Remember back to a time when you worked on a project in college or grade school. You’re pushing through the project, and there is one piece that’s completed, but you know if could be done better. You move on with the rest of the project and tell yourself you will come back to that one piece later on to improve it from good, to great. You continue working on the project and realize you might not have enough time to go back to that one piece to improve it. Instead, you submit the project as is, knowing it could have been better.
It’s a scenario we’ve all encountered, but it’s a part of the IT industry that some may be unfamiliar with. There is a term used in the industry to describe work that gets put off in order to get a project done faster, and it’s known as technical debt. In agile development projects, the “piece” mentioned in the metaphor above could refer to additional testing or building a more robust system. It’s known that corners are being cut, but it’s done to prioritize delivering the system quickly.
The concept of paying technical debt down is no different than paying down financial debt. The issue arises when a company has too much of it, and it never actually gets “paid back” or completed. The difference between technical and financial debt comes in the precision of calculating the debt. Financial debt is straightforward. However, technical debt isn’t easily quantified because often opinions of the way the debt should be resolved varies from person to person.
Technical debt can be problematic; however, sometimes it’s ok to take on technical debt so long as a company is taking on little to moderate amounts of debt. This is because, in some instances, increased debt allows a company to go to market quicker, get feedback from their users and ultimately make more improvements to the technology down the line. However, it is important to note that issues of human safety and security should refrain from taking on any technical debt.
Before starting a project, please consider these three best practices for managing technical debt:
1. Create a list of technical debt
It’s important for companies who are accruing technical debt to keep a detailed list of the debt they are taking on, and make sure it’s included in the list of all other to-do items. When a company has two separate lists of must-dos and technical debt, oftentimes the technical debt is overlooked or not included all together.
2. Create work items to resolve the debt
Accruing technical debt can quickly become overwhelming when you see a long laundry list of items that need to be fixed once you reach the end of a project. One way to avoid this is breaking down the larger items into smaller pieces that are manageable. Additionally, a good rule to follow is allowing for 15 percent of your overall functionality to be spent fixing technical debt, and use the remaining 85 percent working towards new functionality.
3. Build buffer time into your release plan
When working on a project, it’s inevitable that technical debt will be taken on, and while it’s sometimes a good thing, it’s important to make sure the debt is resolved ahead of launch.
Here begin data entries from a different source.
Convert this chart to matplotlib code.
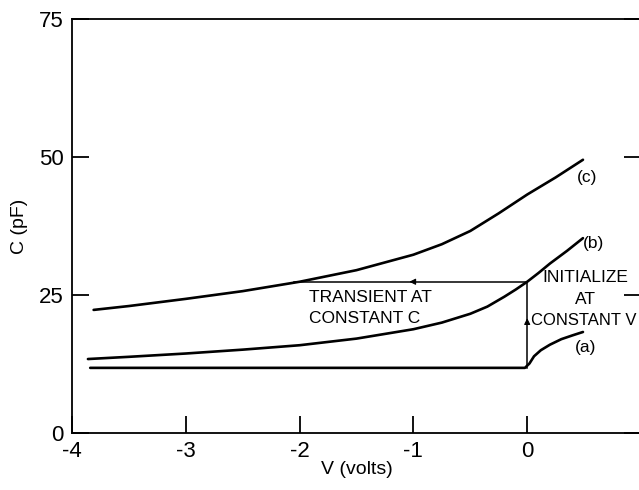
import matplotlib
matplotlib.use("Agg")
import matplotlib.pyplot as plt

# ---- data ----
c_v = [-3.81, -3.5, -3.0, -2.5, -2.0, -1.5, -1.0, -0.75, -0.5, -0.25, 0.0, 0.25, 0.49]
c_c = [22.3, 23.0, 24.3, 25.7, 27.4, 29.5, 32.3, 34.2, 36.6, 39.8, 43.2, 46.3, 49.5]

b_v = [-3.86, -3.5, -3.0, -2.5, -2.0, -1.5, -1.0, -0.75, -0.5, -0.35, -0.2, -0.1, 0.0, 0.1, 0.2, 0.35, 0.49]
b_c = [13.4, 13.8, 14.4, 15.1, 15.9, 17.1, 18.8, 20.0, 21.6, 22.9, 24.7, 26.0, 27.4, 29.0, 30.7, 33.0, 35.3]

a_v = [-3.84, -0.02, 0.02, 0.06, 0.12, 0.2, 0.3, 0.4, 0.49]
a_c = [11.8, 11.8, 12.6, 13.9, 15.0, 16.0, 17.0, 17.7, 18.3]

transient_v = [0.0, -2.05]
transient_c = [27.4, 27.4]
init_v = [0.0, 0.0]
init_c = [11.8, 27.4]

x_ticks = [-4, -3, -2, -1, 0]
x_labels = ["-4", "-3", "-2", "-1", "0"]
y_ticks = [0, 25, 50, 75]
y_labels = ["0", "25", "50", "75"]

plt.rcParams["font.family"] = ["Liberation Sans", "DejaVu Sans"]

fig = plt.figure(figsize=(6.39, 4.90), dpi=100)
ax = fig.add_axes([72/639, 57/490, 569/639, 414/490])
ax.set_xlim(-4, 1.0)
ax.set_ylim(0, 75)

lw = 1.9
for v, c in ((c_v, c_c), (b_v, b_c), (a_v, a_c)):
    ax.plot(v, c, color="black", lw=lw, solid_capstyle="round", solid_joinstyle="round")
ax.plot(transient_v, transient_c, color="black", lw=1.1)
ax.plot(init_v, init_c, color="black", lw=1.1)

# arrowheads
ax.annotate("", xy=(-1.06, 27.4), xytext=(-0.96, 27.4),
            arrowprops=dict(arrowstyle="-|>", color="black", lw=0.8, mutation_scale=9))
ax.annotate("", xy=(0.0, 21.3), xytext=(0.0, 19.8),
            arrowprops=dict(arrowstyle="-|>", color="black", lw=0.8, mutation_scale=9))

tfs = 12.5
ax.text(-1.92, 24.5, "TRANSIENT AT", fontsize=tfs, va="center", ha="left")
ax.text(-1.92, 20.8, "CONSTANT C", fontsize=tfs, va="center", ha="left")
ax.text(0.51, 28.2, "INITIALIZE", fontsize=tfs, va="center", ha="center")
ax.text(0.51, 24.1, "AT", fontsize=tfs, va="center", ha="center")
ax.text(0.50, 20.3, "CONSTANT V", fontsize=12, va="center", ha="center")

ax.text(0.44, 46.2, "(c)", fontsize=tfs, va="center", ha="left")
ax.text(0.49, 34.4, "(b)", fontsize=tfs, va="center", ha="left")
ax.text(0.42, 15.4, "(a)", fontsize=tfs, va="center", ha="left")

ax.set_xticks(x_ticks)
ax.set_xticklabels(x_labels)
ax.set_yticks(y_ticks)
ax.set_yticklabels(y_labels)
ax.tick_params(direction="in", length=12, width=1.3, labelsize=16, pad=6,
               right=True, top=False)

for s in ax.spines.values():
    s.set_linewidth(1.3)

ax.set_xlabel("V (volts)", fontsize=14, labelpad=-1)
ax.set_ylabel("C (pF)", fontsize=14, labelpad=8)

fig.savefig("out.png", dpi=100)
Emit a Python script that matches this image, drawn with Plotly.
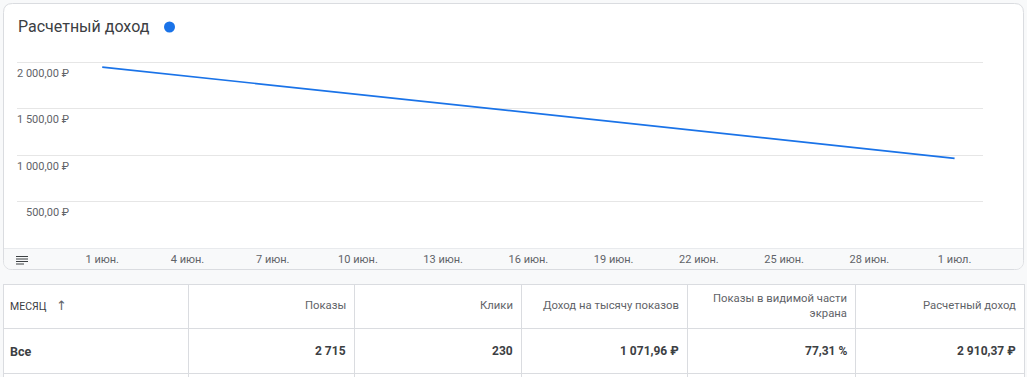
import plotly.graph_objects as go

W, H = 1027, 377

# ---- data ----
months = ["2023-06-01", "2023-07-01"]
revenue = [1945.90, 964.47]
y_ticks = [500, 1000, 1500, 2000]
y_tick_labels = ["500,00 ₽", "1 000,00 ₽", "1 500,00 ₽", "2 000,00 ₽"]
x_ticks = ["2023-06-01", "2023-06-04", "2023-06-07", "2023-06-10", "2023-06-13",
           "2023-06-16", "2023-06-19", "2023-06-22", "2023-06-25", "2023-06-28",
           "2023-07-01"]
x_tick_labels = ["1 июн.", "4 июн.", "7 июн.", "10 июн.", "13 июн.", "16 июн.",
                 "19 июн.", "22 июн.", "25 июн.", "28 июн.", "1 июл."]
table_headers = ["МЕСЯЦ", "Показы", "Клики", "Доход на тысячу показов",
                 "Показы в видимой части<br>экрана", "Расчетный доход"]
table_row = ["Все", "2 715", "230", "1 071,96 ₽", "77,31 %", "2 910,37 ₽"]
title = "Расчетный доход"


def px(x):
    return x / W


def py(y):
    return 1 - y / H


FONT = "Roboto, Arial, sans-serif"
DARK = "#3c4043"
GREY = "#5f6368"
LINE = "#dadce0"

fig = go.Figure()
fig.add_trace(go.Scatter(
    x=months, y=revenue, mode="lines",
    line=dict(color="#1a73e8", width=1.7),
    hoverinfo="skip", showlegend=False,
))

shapes = []


def rrect(x0, y0, x1, y1, r, fill, line_color, line_width, top_round=True, bot_round=True, layer="below"):
    rt = r if top_round else 0
    rb = r if bot_round else 0
    path = (
        f"M {px(x0 + rt)} {py(y0)} L {px(x1 - rt)} {py(y0)} "
        f"Q {px(x1)} {py(y0)} {px(x1)} {py(y0 + rt)} "
        f"L {px(x1)} {py(y1 - rb)} Q {px(x1)} {py(y1)} {px(x1 - rb)} {py(y1)} "
        f"L {px(x0 + rb)} {py(y1)} Q {px(x0)} {py(y1)} {px(x0)} {py(y1 - rb)} "
        f"L {px(x0)} {py(y0 + rt)} Q {px(x0)} {py(y0)} {px(x0 + rt)} {py(y0)} Z"
    )
    return dict(type="path", xref="paper", yref="paper", path=path,
                fillcolor=fill, line=dict(color=line_color, width=line_width), layer=layer)


# card
shapes.append(rrect(3.5, 3.5, 1023.5, 269.5, 9, "#ffffff", LINE, 1))
# bottom grey strip of card
shapes.append(rrect(4, 248.5, 1023, 269, 8, "#f8f9fa", "rgba(0,0,0,0)", 0, top_round=False))
shapes.append(dict(type="line", xref="paper", yref="paper", x0=px(4), x1=px(1023),
                   y0=py(248.5), y1=py(248.5), line=dict(color="#e8eaed", width=1), layer="below"))
# menu icon
for yy, x1 in [(256.5, 28), (259, 28), (261.5, 28), (264, 24)]:
    shapes.append(dict(type="line", xref="paper", yref="paper", x0=px(16), x1=px(x1),
                       y0=py(yy), y1=py(yy), line=dict(color=DARK, width=1), layer="above"))
# title dot
shapes.append(dict(type="circle", xref="paper", yref="paper",
                   x0=px(164), x1=px(175), y0=py(21.5), y1=py(32.5),
                   fillcolor="#1a73e8", line=dict(width=0), layer="above"))

# table
col_edges = [3, 188, 354, 521, 687, 855, 1024]
t_top, t_head, t_row, t_bot = 284, 328.5, 373.5, 377
shapes.append(dict(type="rect", xref="paper", yref="paper", x0=px(3), x1=px(1024),
                   y0=py(t_top), y1=py(t_bot + 5), fillcolor="#ffffff",
                   line=dict(width=0), layer="below"))
for yy in [t_top + 0.5, t_head, t_row]:
    shapes.append(dict(type="line", xref="paper", yref="paper", x0=px(3), x1=px(1024),
                       y0=py(yy), y1=py(yy), line=dict(color=LINE, width=1), layer="above"))
for i, xx in enumerate(col_edges):
    shapes.append(dict(type="line", xref="paper", yref="paper", x0=px(xx + 0.5), x1=px(xx + 0.5),
                       y0=py(t_top), y1=py(t_bot + 2), line=dict(color=LINE, width=1), layer="above"))

annotations = []
annotations.append(dict(text=title, xref="paper", yref="paper", x=px(16), y=py(27),
                        xanchor="left", yanchor="middle", showarrow=False,
                        font=dict(family=FONT, size=16, color=DARK)))
for v, t in zip(y_ticks, y_tick_labels):
    annotations.append(dict(text=t, xref="paper", yref="y", x=px(71), y=v, yshift=-11,
                            xanchor="right", yanchor="middle", showarrow=False,
                            font=dict(family=FONT, size=11, color=GREY)))

head_y = (t_top + t_head) / 2
row_y = (t_head + t_row) / 2
for i, (h, v) in enumerate(zip(table_headers, table_row)):
    if i == 0:
        annotations.append(dict(text=h, xref="paper", yref="paper", x=px(8), y=py(head_y),
                                xanchor="left", yanchor="middle", showarrow=False,
                                font=dict(family=FONT, size=10.5, color=DARK)))
        annotations.append(dict(text="↑", xref="paper", yref="paper", x=px(54), y=py(head_y - 1),
                                xanchor="left", yanchor="middle", showarrow=False,
                                font=dict(family="DejaVu Sans, sans-serif", size=13, color=GREY)))
        annotations.append(dict(text=f"<b>{v}</b>", xref="paper", yref="paper", x=px(8), y=py(row_y),
                                xanchor="left", yanchor="middle", showarrow=False,
                                font=dict(family=FONT, size=12.5, color=DARK)))
    else:
        xr = col_edges[i + 1] - 6
        annotations.append(dict(text=h, xref="paper", yref="paper", x=px(xr), y=py(head_y - 0.5),
                                xanchor="right", yanchor="middle", align="right", showarrow=False,
                                font=dict(family=FONT, size=11.3, color=GREY)))
        annotations.append(dict(text=f"<b>{v}</b>", xref="paper", yref="paper", x=px(xr), y=py(row_y),
                                xanchor="right", yanchor="middle", showarrow=False,
                                font=dict(family=FONT, size=12, color=DARK)))

# y axis: 0 at pixel 248, 2000 at pixel 62 -> extend range slightly so top grid line shows
y_top_val = 2020
y_top_px = 248 - y_top_val * (186 / 2000)

fig.update_layout(
    width=W, height=H,
    margin=dict(l=0, r=0, t=0, b=0),
    paper_bgcolor="#f8f9fa",
    plot_bgcolor="rgba(0,0,0,0)",
    shapes=shapes,
    annotations=annotations,
    showlegend=False,
    font=dict(family=FONT),
    xaxis=dict(
        domain=[px(17), px(983)],
        type="date",
        range=["2023-05-29 00:00", "2023-07-02 00:00"],
        tickvals=x_ticks, ticktext=x_tick_labels,
        showgrid=False, zeroline=False, showline=False,
        ticks="", ticklabelstandoff=3,
        tickfont=dict(family=FONT, size=11, color=GREY),
        fixedrange=True,
    ),
    yaxis=dict(
        domain=[py(248), py(y_top_px)],
        range=[0, y_top_val],
        tickvals=[0] + y_ticks,
        showticklabels=False,
        showgrid=True, gridcolor="#e6e6e6", gridwidth=1,
        zeroline=False, showline=False, ticks="",
        fixedrange=True,
    ),
)

fig.write_html(
    "out.html",
    config={"displayModeBar": False},
    post_script="document.body.style.margin='0';document.body.style.overflow='hidden';",
)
To do so, build a two week buffer into the release plan that allows for time to sew up any loose ends that occurred along the way. During this time, there will be no new business value brought to the project; it’s solely used to finish last minute items and ensure the release goes smoothly.
The idea of willingly taking on technical debt may be foreign to some business executives. It’s important to be upfront, and bring this up at the start of a project. Taking the time to sit down and talk about it rationally from the start will be easier than addressing a mountain a technical debt at the end of a project.